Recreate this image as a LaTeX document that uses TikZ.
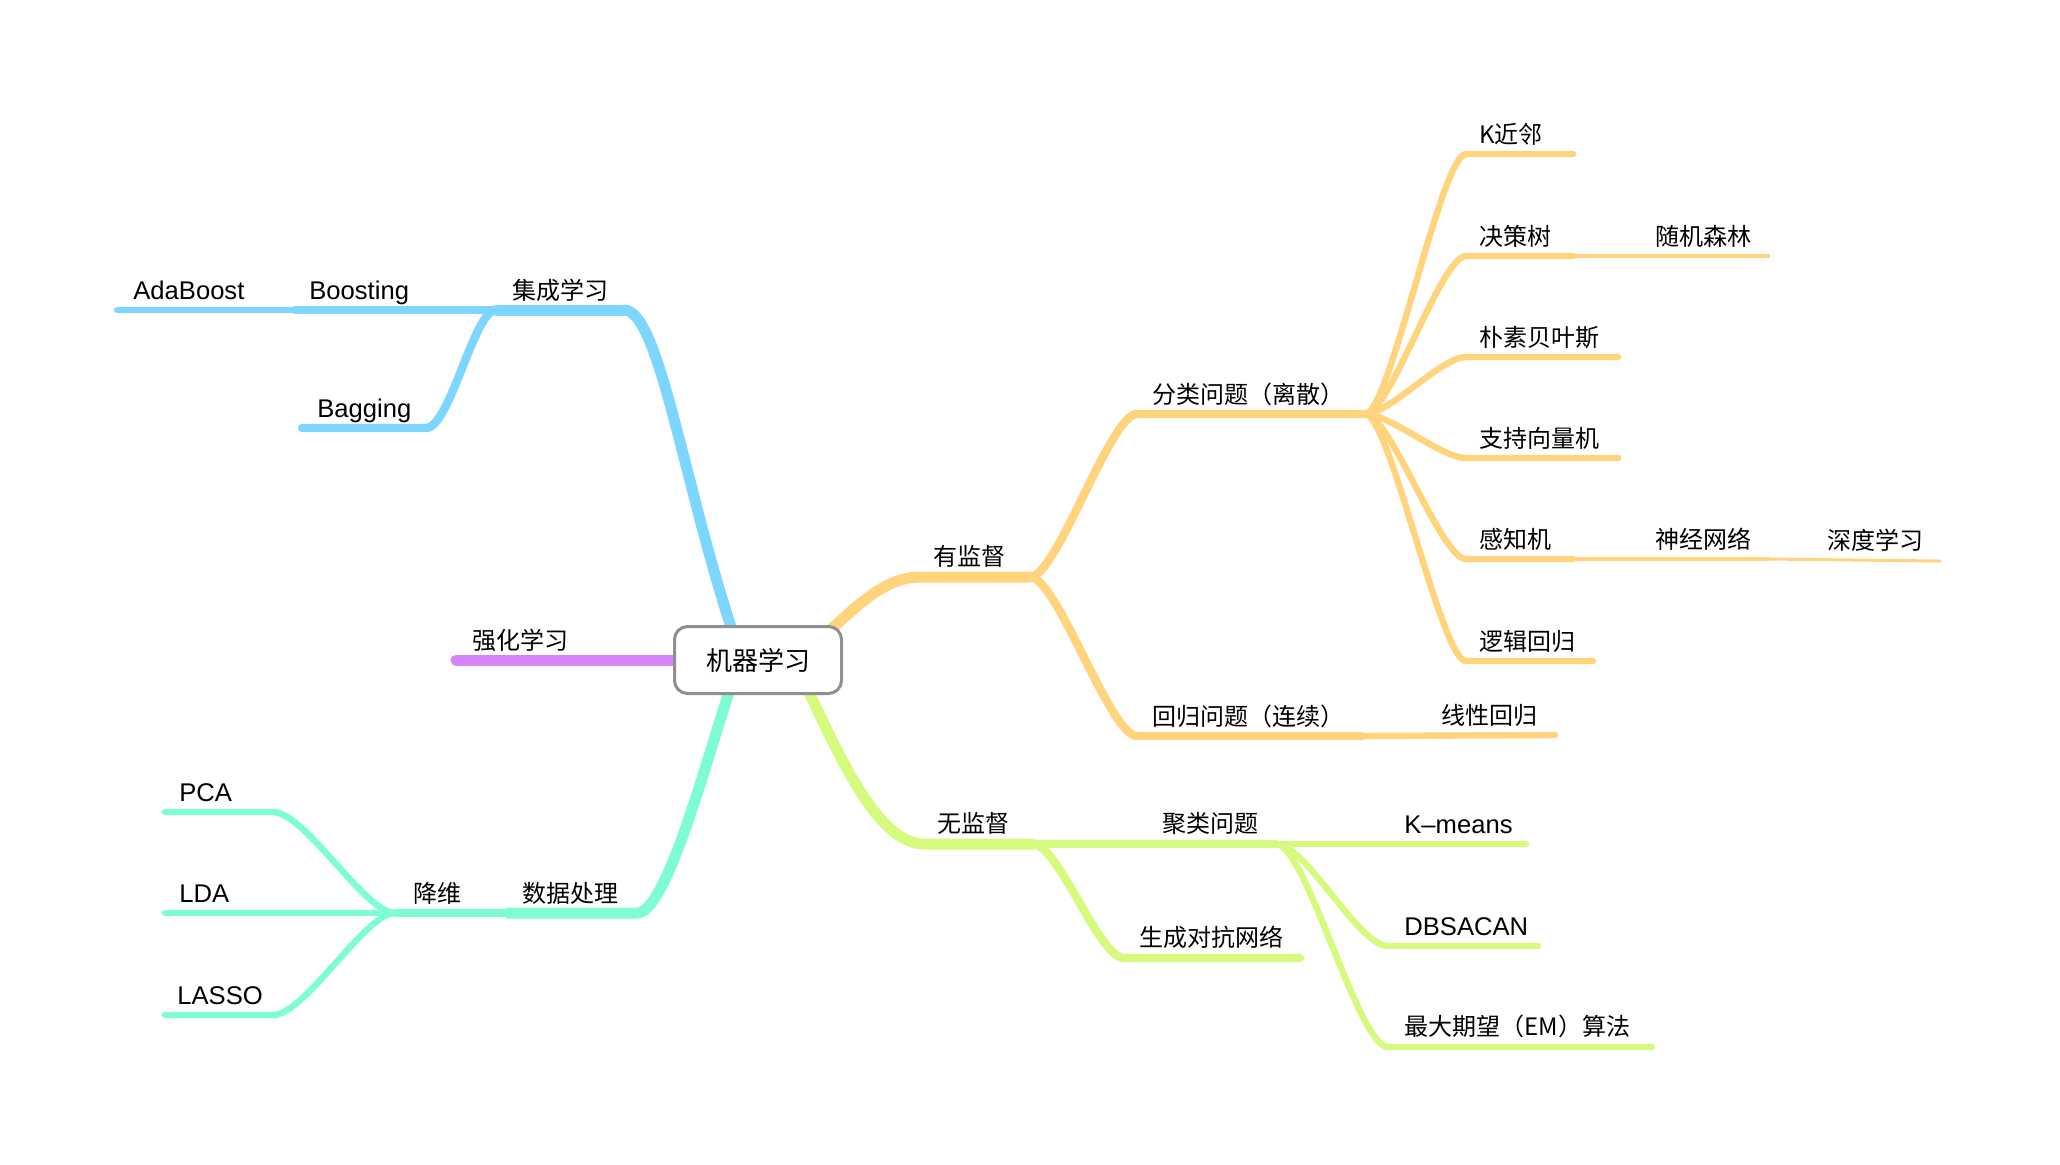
\documentclass[tikz,border=0pt]{standalone}
\usepackage{fontspec}
\setmainfont{Noto Sans CJK SC}
\newfontfamily\latfont{Liberation Sans}

\definecolor{mlblue}{HTML}{7DD6FF}
\definecolor{mlyellow}{HTML}{FFD47D}
\definecolor{mllime}{HTML}{D5FA7D}
\definecolor{mlteal}{HTML}{7DFCD6}
\definecolor{mlpurple}{HTML}{D685F8}
\definecolor{mlgray}{HTML}{8F8F8F}

\tikzset{
  branch/.style={draw, line cap=round},
  lvone/.style={branch, line width=5.5pt},
  lvtwo/.style={branch, line width=4.2pt},
  lvthree/.style={branch, line width=3.2pt},
  lvfour/.style={branch, line width=2.3pt},
  lvfive/.style={branch, line width=1.5pt},
  lbl/.style={anchor=base west, inner sep=0pt, font=\fontsize{12}{14}\selectfont},
  latlbl/.style={lbl, font=\latfont\fontsize{12.8}{15}\selectfont},
  root/.style={draw=mlgray, line width=1.5pt, rounded corners=6.5pt, fill=white,
    minimum width=83.5pt, minimum height=33.5pt, inner sep=0pt,
    font=\fontsize{13}{15}\selectfont}
}

\begin{document}
\begin{tikzpicture}[x=0.5pt, y=-0.5pt]
  \useasboundingbox (0,0) rectangle (2060,1164);

  % ends of the branches
  \coordinate (ml-a)  at (737,645);
  \coordinate (ml-b)  at (700,660);
  \coordinate (ml-c)  at (733,680);
  \coordinate (ml-d)  at (810,648);
  \coordinate (ml-e)  at (803,680);

  \coordinate (jc-r)  at (624,310);
  \coordinate (jc-l)  at (496,310);
  \coordinate (bo-l)  at (295,310);
  \coordinate (ab-l)  at (117,310);
  \coordinate (bg-r)  at (426,428);
  \coordinate (bg-l)  at (302,428);

  \coordinate (qh-l)  at (456,660);

  \coordinate (sj-r)  at (637,913);
  \coordinate (sj-l)  at (508,913);
  \coordinate (jw-l)  at (395,913);
  \coordinate (pca-r) at (273,812);
  \coordinate (pca-l) at (165,812);
  \coordinate (lda-l) at (165,913);
  \coordinate (las-r) at (273,1015);
  \coordinate (las-l) at (165,1015);

  \coordinate (yj-l)  at (920,577);
  \coordinate (yj-r)  at (1030,577);
  \coordinate (fl-l)  at (1137,414);
  \coordinate (fl-r)  at (1365,414);
  \coordinate (hg-l)  at (1137,736);
  \coordinate (hg-r)  at (1362,736);
  \coordinate (xx-r)  at (1555,735);
  \coordinate (kn-l)  at (1466,154);
  \coordinate (kn-r)  at (1573,154);
  \coordinate (dt-l)  at (1466,256);
  \coordinate (dt-r)  at (1573,256);
  \coordinate (rf-r)  at (1768,256);
  \coordinate (nb-l)  at (1466,357);
  \coordinate (nb-r)  at (1618,357);
  \coordinate (svm-l) at (1466,458);
  \coordinate (svm-r) at (1618,458);
  \coordinate (pc-l)  at (1466,559);
  \coordinate (pc-r)  at (1573,559);
  \coordinate (nn-r)  at (1768,559);
  \coordinate (dl-r)  at (1940,561);
  \coordinate (lr-l)  at (1466,661);
  \coordinate (lr-r)  at (1593,661);

  \coordinate (wj-l)  at (924,844);
  \coordinate (wj-r)  at (1033,844);
  \coordinate (jl-r)  at (1276,844);
  \coordinate (km-r)  at (1526,844);
  \coordinate (gan-l) at (1124,958);
  \coordinate (gan-r) at (1300,958);
  \coordinate (db-l)  at (1388,946);
  \coordinate (db-r)  at (1538,946);
  \coordinate (em-l)  at (1388,1047);
  \coordinate (em-r)  at (1652,1047);

  % ensemble learning
  \begin{scope}[color=mlblue]
    \draw[lvone] (ml-a) .. controls (684,490) and (660,310) .. (jc-r);
    \draw[lvone] (jc-r) -- (jc-l);
    \draw[lvtwo] (jc-l) -- (bo-l);
    \draw[lvthree] (bo-l) -- (ab-l);
    \draw[lvtwo] (jc-l) .. controls +(-22,0) and +(24,0) .. (bg-r) -- (bg-l);
  \end{scope}

  % reinforcement learning
  \draw[lvone, mlpurple] (ml-b) -- (qh-l);

  % data processing
  \begin{scope}[color=mlteal]
    \draw[lvone] (ml-c) .. controls (706,760) and (667,913) .. (sj-r) -- (sj-l);
    \draw[lvtwo] (sj-l) -- (jw-l);
    \draw[lvthree] (jw-l) .. controls +(-30,0) and +(32,0) .. (pca-r) -- (pca-l);
    \draw[lvthree] (jw-l) -- (lda-l);
    \draw[lvthree] (jw-l) .. controls +(-30,0) and +(32,0) .. (las-r) -- (las-l);
  \end{scope}

  % supervised
  \begin{scope}[color=mlyellow]
    \draw[lvone] (ml-d) .. controls (850,614) and (880,577) .. (yj-l) -- (yj-r);
    \draw[lvtwo] (yj-r) .. controls +(27,0) and +(-27,0) .. (fl-l) -- (fl-r);
    \draw[lvtwo] (yj-r) .. controls +(27,0) and +(-27,0) .. (hg-l) -- (hg-r);
    \draw[lvthree] (hg-r) -- (xx-r);
    \draw[lvthree] (fl-r) .. controls +(25,0) and +(-25,0) .. (kn-l) -- (kn-r);
    \draw[lvthree] (fl-r) .. controls +(25,0) and +(-25,0) .. (dt-l) -- (dt-r);
    \draw[lvfour] (dt-r) -- (rf-r);
    \draw[lvthree] (fl-r) .. controls +(25,0) and +(-25,0) .. (nb-l) -- (nb-r);
    \draw[lvthree] (fl-r) .. controls +(25,0) and +(-25,0) .. (svm-l) -- (svm-r);
    \draw[lvthree] (fl-r) .. controls +(25,0) and +(-25,0) .. (pc-l) -- (pc-r);
    \draw[lvfour] (pc-r) -- (nn-r);
    \draw[lvfive] (nn-r) -- (dl-r);
    \draw[lvthree] (fl-r) .. controls +(25,0) and +(-25,0) .. (lr-l) -- (lr-r);
  \end{scope}

  % unsupervised
  \begin{scope}[color=mllime]
    \draw[lvone] (ml-e) .. controls (835,745) and (875,844) .. (wj-l) -- (wj-r);
    \draw[lvtwo] (wj-r) -- (jl-r);
    \draw[lvthree] (jl-r) -- (km-r);
    \draw[lvtwo] (wj-r) .. controls +(25,0) and +(-25,0) .. (gan-l) -- (gan-r);
    \draw[lvthree] (jl-r) .. controls +(30,0) and +(-30,0) .. (db-l) -- (db-r);
    \draw[lvthree] (jl-r) .. controls +(30,0) and +(-30,0) .. (em-l) -- (em-r);
  \end{scope}

  % labels
  \node[latlbl] (ab)  at (133,299)  {AdaBoost};
  \node[latlbl] (bo)  at (309,299)  {Boosting};
  \node[lbl]    (jc)  at (512,299)  {集成学习};
  \node[latlbl] (bg)  at (317,417)  {Bagging};
  \node[lbl]    (qh)  at (472,649)  {强化学习};
  \node[lbl]    (sj)  at (522,902)  {数据处理};
  \node[lbl]    (jw)  at (413,902)  {降维};
  \node[latlbl] (pca) at (179,801)  {PCA};
  \node[latlbl] (lda) at (179,902)  {LDA};
  \node[latlbl] (las) at (177,1004) {LASSO};

  \node[lbl] (yj)  at (933,565)  {有监督};
  \node[lbl] (fl)  at (1152,403) {分类问题（离散）};
  \node[lbl] (hg)  at (1152,725) {回归问题（连续）};
  \node[lbl] (xx)  at (1441,724) {线性回归};
  \node[lbl] (kn)  at (1479,143) {K近邻};
  \node[lbl] (dt)  at (1479,245) {决策树};
  \node[lbl] (rf)  at (1655,245) {随机森林};
  \node[lbl] (nb)  at (1479,346) {朴素贝叶斯};
  \node[lbl] (svm) at (1479,447) {支持向量机};
  \node[lbl] (pc)  at (1479,548) {感知机};
  \node[lbl] (nn)  at (1655,548) {神经网络};
  \node[lbl] (dl)  at (1827,549) {深度学习};
  \node[lbl] (lr)  at (1479,650) {逻辑回归};

  \node[lbl]    (wj)  at (937,832)   {无监督};
  \node[lbl]    (jl)  at (1162,832)  {聚类问题};
  \node[latlbl] (km)  at (1404,833)  {K–means};
  \node[lbl]    (gan) at (1139,946)  {生成对抗网络};
  \node[latlbl] (db)  at (1404,935)  {DBSACAN};
  \node[lbl]    (em)  at (1404,1035) {最大期望（EM）算法};

  % centre
  \node[root] (ml) at (758,660) {机器学习};

\end{tikzpicture}
\end{document}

= = = =

-- What you need to do --
Without the pictures, please reproduce each line of the listing above exactly, from the first one through the line bearing "(0,0) rectangle (2060,1164);".

-- Worked solution --
Recreate this image as a LaTeX document that uses TikZ.
\documentclass[tikz,border=0pt]{standalone}
\usepackage{fontspec}
\setmainfont{Noto Sans CJK SC}
\newfontfamily\latfont{Liberation Sans}

\definecolor{mlblue}{HTML}{7DD6FF}
\definecolor{mlyellow}{HTML}{FFD47D}
\definecolor{mllime}{HTML}{D5FA7D}
\definecolor{mlteal}{HTML}{7DFCD6}
\definecolor{mlpurple}{HTML}{D685F8}
\definecolor{mlgray}{HTML}{8F8F8F}

\tikzset{
  branch/.style={draw, line cap=round},
  lvone/.style={branch, line width=5.5pt},
  lvtwo/.style={branch, line width=4.2pt},
  lvthree/.style={branch, line width=3.2pt},
  lvfour/.style={branch, line width=2.3pt},
  lvfive/.style={branch, line width=1.5pt},
  lbl/.style={anchor=base west, inner sep=0pt, font=\fontsize{12}{14}\selectfont},
  latlbl/.style={lbl, font=\latfont\fontsize{12.8}{15}\selectfont},
  root/.style={draw=mlgray, line width=1.5pt, rounded corners=6.5pt, fill=white,
    minimum width=83.5pt, minimum height=33.5pt, inner sep=0pt,
    font=\fontsize{13}{15}\selectfont}
}

\begin{document}
\begin{tikzpicture}[x=0.5pt, y=-0.5pt]
  \useasboundingbox (0,0) rectangle (2060,1164);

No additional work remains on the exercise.